> Given problem: Skipping all pictures, set down the lines of the listing from the first through the one with "['#1f77b4', '#ff7f0e', '#2ca02c', '#d62728'];".

> Stored data:
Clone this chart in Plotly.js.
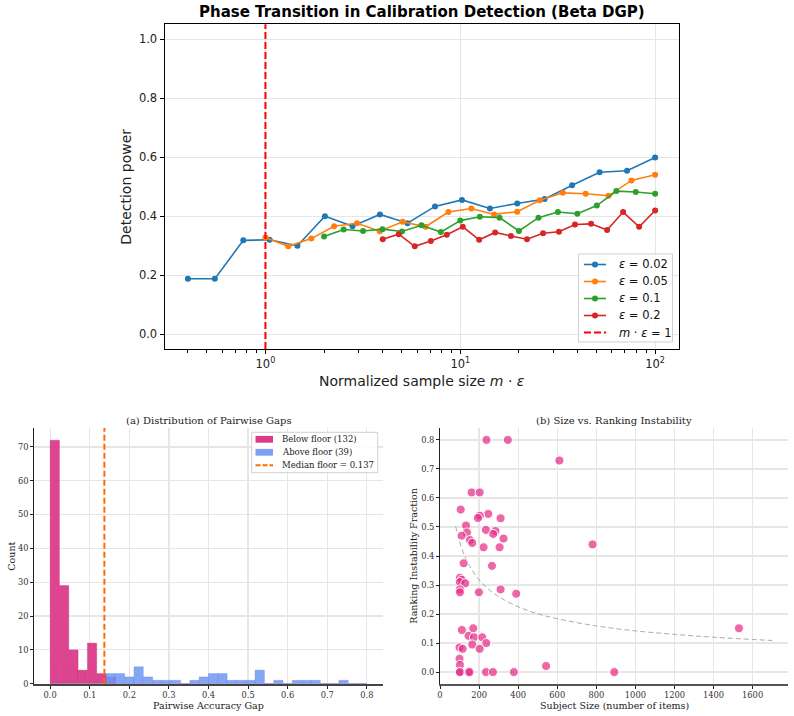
<!DOCTYPE html>
<html>
<head>
<meta charset="utf-8">
<script src="https://cdn.plot.ly/plotly-3.0.1.min.js"></script>
<style>html,body{margin:0;padding:0;background:#fff;}#chart{width:794px;height:716px;}</style>
</head>
<body>
<div id="chart"></div>
<script>
// ---------- Top panel: detection power vs normalized sample size ----------
const seriesNames = ['<i>ε</i> = 0.02', '<i>ε</i> = 0.05', '<i>ε</i> = 0.1', '<i>ε</i> = 0.2'];
const thresholdName = '<i>m</i> · <i>ε</i> = 1';
const seriesColors = ['#1f77b4', '#ff7f0e', '#2ca02c', '#d62728'];

const xEps002 = [0.40, 0.55, 0.77, 1.05, 1.46, 2.02, 2.80, 3.87, 5.36, 7.42, 10.2, 14.2, 19.6, 27.1, 37.5, 51.9, 71.8, 100];
const yEps002 = [0.188, 0.188, 0.318, 0.320, 0.300, 0.400, 0.366, 0.406, 0.376, 0.433, 0.455, 0.426, 0.443, 0.458, 0.505, 0.549, 0.554, 0.599];

const xEps005 = [1.00, 1.31, 1.72, 2.25, 2.95, 3.86, 5.06, 6.63, 8.69, 11.4, 14.9, 19.6, 25.6, 33.6, 44.0, 57.7, 75.6, 100];
const yEps005 = [0.328, 0.298, 0.324, 0.366, 0.376, 0.349, 0.381, 0.364, 0.414, 0.426, 0.406, 0.415, 0.454, 0.479, 0.476, 0.469, 0.521, 0.540];

const xEps01 = [2.00, 2.52, 3.17, 3.99, 5.02, 6.32, 7.95, 10.0, 12.6, 15.9, 20.0, 25.2, 31.7, 39.9, 50.2, 63.2, 79.5, 100];
const yEps01 = [0.331, 0.355, 0.350, 0.356, 0.348, 0.369, 0.346, 0.385, 0.398, 0.395, 0.350, 0.395, 0.414, 0.408, 0.436, 0.485, 0.482, 0.476];

const xEps02 = [4.00, 4.83, 5.84, 7.06, 8.53, 10.3, 12.5, 15.1, 18.2, 22.0, 26.6, 32.1, 38.8, 46.9, 56.7, 68.5, 82.8, 100];
const yEps02 = [0.322, 0.339, 0.298, 0.316, 0.337, 0.364, 0.320, 0.345, 0.333, 0.322, 0.342, 0.347, 0.372, 0.374, 0.353, 0.414, 0.364, 0.419];

const thresholdX = 1;
const topXTicks = [1, 10, 100];
const topXTickText = ['10<sup>0</sup>', '10<sup>1</sup>', '10<sup>2</sup>'];
const topXMinor = [0.4, 0.5, 0.6, 0.7, 0.8, 0.9, 2, 3, 4, 5, 6, 7, 8, 9, 20, 30, 40, 50, 60, 70, 80, 90];
const topYTicks = [0.0, 0.2, 0.4, 0.6, 0.8, 1.0];

// ---------- Bottom left: histogram of pairwise gaps ----------
const gapBinStart = 0.0;
const gapBinEnd = 0.8;
const belowFloorCounts = [72, 29, 10, 4, 12, 3, 2, 0, 0, 0, 0, 0, 0, 0, 0, 0, 0, 0, 0, 0, 0, 0, 0, 0, 0, 0, 0, 0, 0, 0, 0, 0, 0, 0];
const aboveFloorCounts = [0, 0, 0, 0, 0, 0, 3, 3, 2, 5, 2, 1, 1, 1, 0, 1, 2, 3, 3, 1, 1, 1, 4, 0, 1, 0, 1, 1, 1, 0, 0, 1, 0, 0];
const medianFloor = 0.137;
const histLegendLabels = ['Below floor (132)', 'Above floor (39)', 'Median floor = 0.137'];

// ---------- Bottom right: size vs ranking instability ----------
const subjectSize = [238, 347, 611, 162, 203, 106, 247, 204, 194, 310, 133, 138, 235, 284, 272, 111, 325, 153, 165, 781,
  223, 305, 121, 266, 102, 111, 102, 129, 102, 102, 199, 310, 390, 1530, 112, 170, 146, 174, 216, 237,
  165, 100, 116, 203, 100, 102, 100, 102, 146, 151, 235, 271, 378, 543, 892];
const instability = [0.80, 0.80, 0.729, 0.619, 0.619, 0.56, 0.545, 0.539, 0.531, 0.530, 0.505, 0.481, 0.49, 0.486, 0.476, 0.470, 0.46, 0.455, 0.445, 0.44,
  0.43, 0.43, 0.375, 0.366, 0.325, 0.318, 0.31, 0.306, 0.285, 0.275, 0.275, 0.285, 0.27, 0.151, 0.145, 0.151, 0.125, 0.12, 0.12, 0.10,
  0.095, 0.085, 0.08, 0.08, 0.046, 0.025, 0.0, 0.0, 0.0, 0.0, 0.0, 0.0, 0.0, 0.021, 0.0];
const refCurveX = [80, 100, 125, 150, 200, 250, 300, 400, 500, 600, 800, 1000, 1200, 1400, 1700];
const refCurveY = [0.503, 0.450, 0.402, 0.367, 0.318, 0.285, 0.260, 0.225, 0.201, 0.184, 0.159, 0.142, 0.130, 0.120, 0.109];

// ---------- build ----------
const W = 794, H = 716;
const px = v => v / W;
const py = v => 1 - v / H;

const nBins = belowFloorCounts.length;
const binW = (gapBinEnd - gapBinStart) / nBins;
const binCenters = belowFloorCounts.map((_, i) => gapBinStart + (i + 0.5) * binW);

const pinkBar = 'rgb(222,58,139)';
const blueBar = 'rgb(110,152,246)';
const medianColor = '#ff6a00';
const thresholdColor = '#ff0000';

const traces = [];
const topX = [xEps002, xEps005, xEps01, xEps02];
const topY = [yEps002, yEps005, yEps01, yEps02];
for (let i = 0; i < 4; i++) {
  traces.push({
    type: 'scatter', mode: 'lines+markers', x: topX[i], y: topY[i], name: seriesNames[i],
    line: {color: seriesColors[i], width: 1.6}, marker: {color: seriesColors[i], size: 6},
    xaxis: 'x', yaxis: 'y', showlegend: false
  });
}

traces.push({
  type: 'bar', x: binCenters, y: belowFloorCounts, width: binW, name: histLegendLabels[0],
  marker: {color: pinkBar, line: {color: 'rgba(170,30,100,0.5)', width: 0.6}},
  opacity: 0.95, xaxis: 'x2', yaxis: 'y2', showlegend: false
});
traces.push({
  type: 'bar', x: binCenters, y: aboveFloorCounts, width: binW, name: histLegendLabels[1],
  marker: {color: blueBar, line: {color: 'rgba(60,90,200,0.5)', width: 0.6}},
  opacity: 0.85, xaxis: 'x2', yaxis: 'y2', showlegend: false
});

traces.push({
  type: 'scatter', mode: 'lines', x: refCurveX, y: refCurveY, line: {color: '#aaaaaa', width: 1, dash: '5px,3px', shape: 'spline'},
  xaxis: 'x3', yaxis: 'y3', showlegend: false, hoverinfo: 'skip'
});
traces.push({
  type: 'scatter', mode: 'markers', x: subjectSize, y: instability,
  marker: {color: 'rgba(228,45,135,0.72)', size: 9, line: {color: 'rgba(255,255,255,0.9)', width: 1}},
  xaxis: 'x3', yaxis: 'y3', showlegend: false
});

const sans = 'DejaVu Sans, sans-serif';
const serif = 'DejaVu Serif, serif';
const gridC = '#e6e6e6';

const topAxisCommon = {
  showline: true, mirror: true, linecolor: '#000', linewidth: 1,
  ticks: 'outside', ticklen: 4, tickcolor: '#000', tickwidth: 1,
  showgrid: true, gridcolor: gridC, gridwidth: 1, zeroline: false,
  tickfont: {family: sans, size: 11.5, color: '#222'}
};
const botAxisCommon = {
  showline: true, linecolor: '#222', linewidth: 1,
  ticks: 'outside', ticklen: 3, tickcolor: '#222', tickwidth: 1,
  showgrid: true, gridcolor: gridC, gridwidth: 1.2, zeroline: false,
  tickfont: {family: serif, size: 8.3, color: '#333'}
};

const shapes = [
  {type: 'line', xref: 'x', yref: 'y domain', x0: thresholdX, x1: thresholdX, y0: 0, y1: 1,
   line: {color: thresholdColor, width: 2, dash: '7px,3px'}},
  {type: 'line', xref: 'x2', yref: 'y2 domain', x0: medianFloor, x1: medianFloor, y0: 0, y1: 1,
   line: {color: medianColor, width: 2, dash: '6px,3px'}}
];
const ann = (text, x, y, size, family, extra) => Object.assign({
  text: text, xref: 'paper', yref: 'paper', x: px(x), y: py(y), xanchor: 'center', yanchor: 'middle',
  showarrow: false, font: {family: family, size: size, color: '#222'}
}, extra || {});
const annotations = [
  ann('<b>Phase Transition in Calibration Detection (Beta DGP)</b>', 421.5, 12, 15, sans, {font: {family: sans, size: 15, color: '#000'}}),
  ann('Normalized sample size <i>m</i> · <i>ε</i>', 421.5, 381, 14, sans),
  ann('Detection power', 126, 186.7, 14, sans, {textangle: -90}),
  ann('(a) Distribution of Pairwise Gaps', 208.5, 420, 10, serif),
  ann('Pairwise Accuracy Gap', 208.5, 705, 9.5, serif),
  ann('Count', 10.7, 556, 9.5, serif, {textangle: -90}),
  ann('(b) Size vs. Ranking Instability', 614, 420, 10, serif),
  ann('Subject Size (number of items)', 614, 705, 9.5, serif),
  ann('Ranking Instability Fraction', 412.7, 556, 9.5, serif, {textangle: -90})
];

// --- top legend (drawn as a box with handles, paper pixel positions) ---
const tlBox = {x0: 578.5, y0: 254, x1: 672.5, y1: 342};
const tlRows = [264.5, 281.5, 298.5, 315.5, 332.5];
shapes.push({type: 'rect', xref: 'paper', yref: 'paper', x0: px(tlBox.x0), x1: px(tlBox.x1), y0: py(tlBox.y1), y1: py(tlBox.y0),
  fillcolor: 'rgba(255,255,255,0.85)', line: {color: '#d0d0d0', width: 1}});
seriesNames.forEach((name, i) => {
  shapes.push({type: 'line', xref: 'paper', yref: 'paper', x0: px(584), x1: px(606), y0: py(tlRows[i]), y1: py(tlRows[i]),
    line: {color: seriesColors[i], width: 1.6}});
  shapes.push({type: 'circle', xref: 'paper', yref: 'paper', x0: px(592), x1: px(598), y0: py(tlRows[i] + 3), y1: py(tlRows[i] - 3),
    fillcolor: seriesColors[i], line: {width: 0}});
  annotations.push(ann(name, 617, tlRows[i], 11.5, sans, {xanchor: 'left', font: {family: sans, size: 11.5, color: '#111'}}));
});
shapes.push({type: 'line', xref: 'paper', yref: 'paper', x0: px(584), x1: px(606), y0: py(tlRows[4]), y1: py(tlRows[4]),
  line: {color: thresholdColor, width: 2, dash: '7px,3px'}});
annotations.push(ann(thresholdName, 617, tlRows[4], 11.5, sans, {xanchor: 'left', font: {family: sans, size: 11.5, color: '#111'}}));

// --- histogram legend ---
const lgBox = {x0: 251.7, y0: 432.3, x1: 377.7, y1: 472.7};
const lgRows = [439.3, 452.3, 465.3];
shapes.push(
  {type: 'rect', xref: 'paper', yref: 'paper', x0: px(lgBox.x0), x1: px(lgBox.x1), y0: py(lgBox.y1), y1: py(lgBox.y0),
   fillcolor: 'rgba(255,255,255,0.85)', line: {color: '#d0d0d0', width: 1}},
  {type: 'rect', xref: 'paper', yref: 'paper', x0: px(255.5), x1: px(273), y0: py(lgRows[0] + 3.4), y1: py(lgRows[0] - 3.4),
   fillcolor: pinkBar, line: {width: 0}},
  {type: 'rect', xref: 'paper', yref: 'paper', x0: px(255.5), x1: px(273), y0: py(lgRows[1] + 3.4), y1: py(lgRows[1] - 3.4),
   fillcolor: blueBar, opacity: 0.9, line: {width: 0}},
  {type: 'line', xref: 'paper', yref: 'paper', x0: px(255.5), x1: px(273), y0: py(lgRows[2]), y1: py(lgRows[2]),
   line: {color: medianColor, width: 2, dash: '5px,2px'}}
);
histLegendLabels.forEach((t, i) => annotations.push(ann(t, 280, lgRows[i], 8.5, serif, {xanchor: 'left'})));

const layout = {
  width: W, height: H, margin: {l: 0, r: 0, t: 0, b: 0},
  paper_bgcolor: '#fff', plot_bgcolor: '#fff', showlegend: false, barmode: 'overlay',
  xaxis: Object.assign({}, topAxisCommon, {
    type: 'log', domain: [px(164.5), px(678.5)], range: [-0.518, 2.12], anchor: 'y',
    tickmode: 'array', tickvals: topXTicks, ticktext: topXTickText,
    minor: {tickmode: 'array', tickvals: topXMinor, ticks: 'outside', ticklen: 2.5, tickcolor: '#000', showgrid: false}
  }),
  yaxis: Object.assign({}, topAxisCommon, {
    domain: [py(349), py(24.3)], range: [-0.05, 1.05], anchor: 'x',
    tickmode: 'array', tickvals: topYTicks, tickformat: '.1f'
  }),
  xaxis2: Object.assign({}, botAxisCommon, {
    domain: [px(34.3), px(382.7)], range: [-0.04, 0.84], anchor: 'y2', dtick: 0.1, tick0: 0, tickformat: '.1f',
    linecolor: '#444', linewidth: 1.8
  }),
  yaxis2: Object.assign({}, botAxisCommon, {
    domain: [py(683.7), py(428)], range: [0, 75.6], anchor: 'x2', dtick: 10, tick0: 0
  }),
  xaxis3: Object.assign({}, botAxisCommon, {
    domain: [px(440), px(788)], range: [0, 1781], anchor: 'y3', dtick: 200, tick0: 0,
    linecolor: '#555', linewidth: 1.8
  }),
  yaxis3: Object.assign({}, botAxisCommon, {
    domain: [py(683.7), py(428.3)], range: [-0.04, 0.84], anchor: 'x3', dtick: 0.1, tick0: 0, tickformat: '.1f'
  }),
  shapes: shapes,
  annotations: annotations
};

Plotly.newPlot('chart', traces, layout, {displayModeBar: false, staticPlot: true});
</script>
</body>
</html>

> Worked answer:
Clone this chart in Plotly.js.
<!DOCTYPE html>
<html>
<head>
<meta charset="utf-8">
<script src="https://cdn.plot.ly/plotly-3.0.1.min.js"></script>
<style>html,body{margin:0;padding:0;background:#fff;}#chart{width:794px;height:716px;}</style>
</head>
<body>
<div id="chart"></div>
<script>
// ---------- Top panel: detection power vs normalized sample size ----------
const seriesNames = ['<i>ε</i> = 0.02', '<i>ε</i> = 0.05', '<i>ε</i> = 0.1', '<i>ε</i> = 0.2'];
const thresholdName = '<i>m</i> · <i>ε</i> = 1';
const seriesColors = ['#1f77b4', '#ff7f0e', '#2ca02c', '#d62728'];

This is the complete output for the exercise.